² It should be noted that other findings also exist. In contrast to Hyde et al. (1990), findings from the TIMSS context (Mullis, Martin, & Foy, 2008) show an advantage of boys in the content domain of number sense but not in geometry. Adversely, girls outperformed boys in geometry, data and chance, and algebra. The superiority of girls in algebra has also been demonstrated by Kaiser and Steisel (2000, also based on TIMSS data) and in the meta-analysis of Lindberg, Hyde, Petersen, and Linn (2010).

³ Although the described findings on problem solving and computation are well documented, it should be noted that other findings have also been reported (e.g., Kaiser & Steisel, 2000).

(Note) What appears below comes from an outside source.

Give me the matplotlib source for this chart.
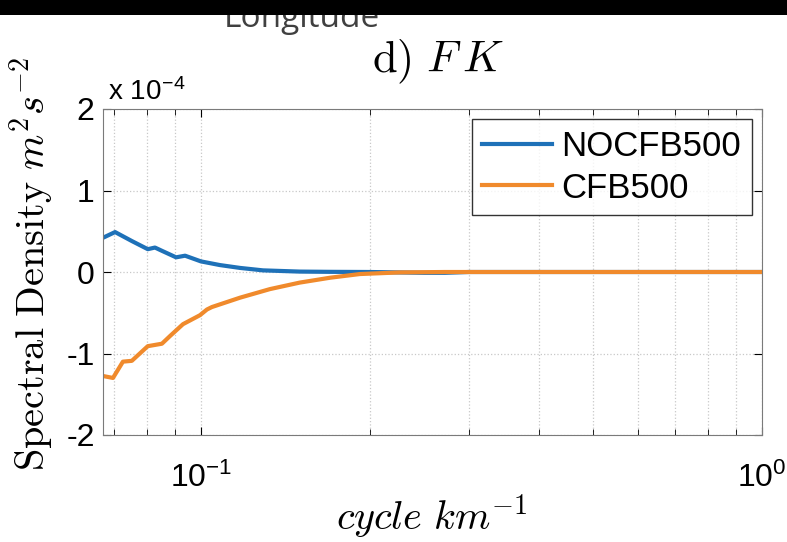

⁴ In contrast, the content-specificity of very basic cognitive processes (like judgment and decision making) is currently strongly debated in various fields of psychology (for an overview, see Roberts, 2007). For educational assessment purposes, however, the content-specificity of less basic, more complex cognitive assessment categories (such as Niss's, 2003, cognitive domains) appears to be of greater practical relevance.

⁵ Beta-coefficients were standardized using the variances of the respective latent outcome variables (y-standardization).

⁶ These findings are in line with previous studies that show an advantage of boys in geometry and a relative strength of girls in algebra (e.g., Hyde et al., 1990). The finding that within the domain of linear equations girls and boys did equally well in technical but not in modeling competence (here, boys outperformed girls) corresponds to the well documented advantage of boys in problem solving (e.g., Hyde et al., 1990) and word problems (e.g., Ryan & Chiu, 2001) and relative strengths of girls in mathematical operations (e.g., Hyde et al., 1990; Ryan & Chiu, 2001).

⁷ This could be the reason why Winkelmann and Robitzsch (2009) used MIRT models with a compensatory (instead of a noncompensatory) within-item structure (see the corresponding discussion in Winkelmann, 2009).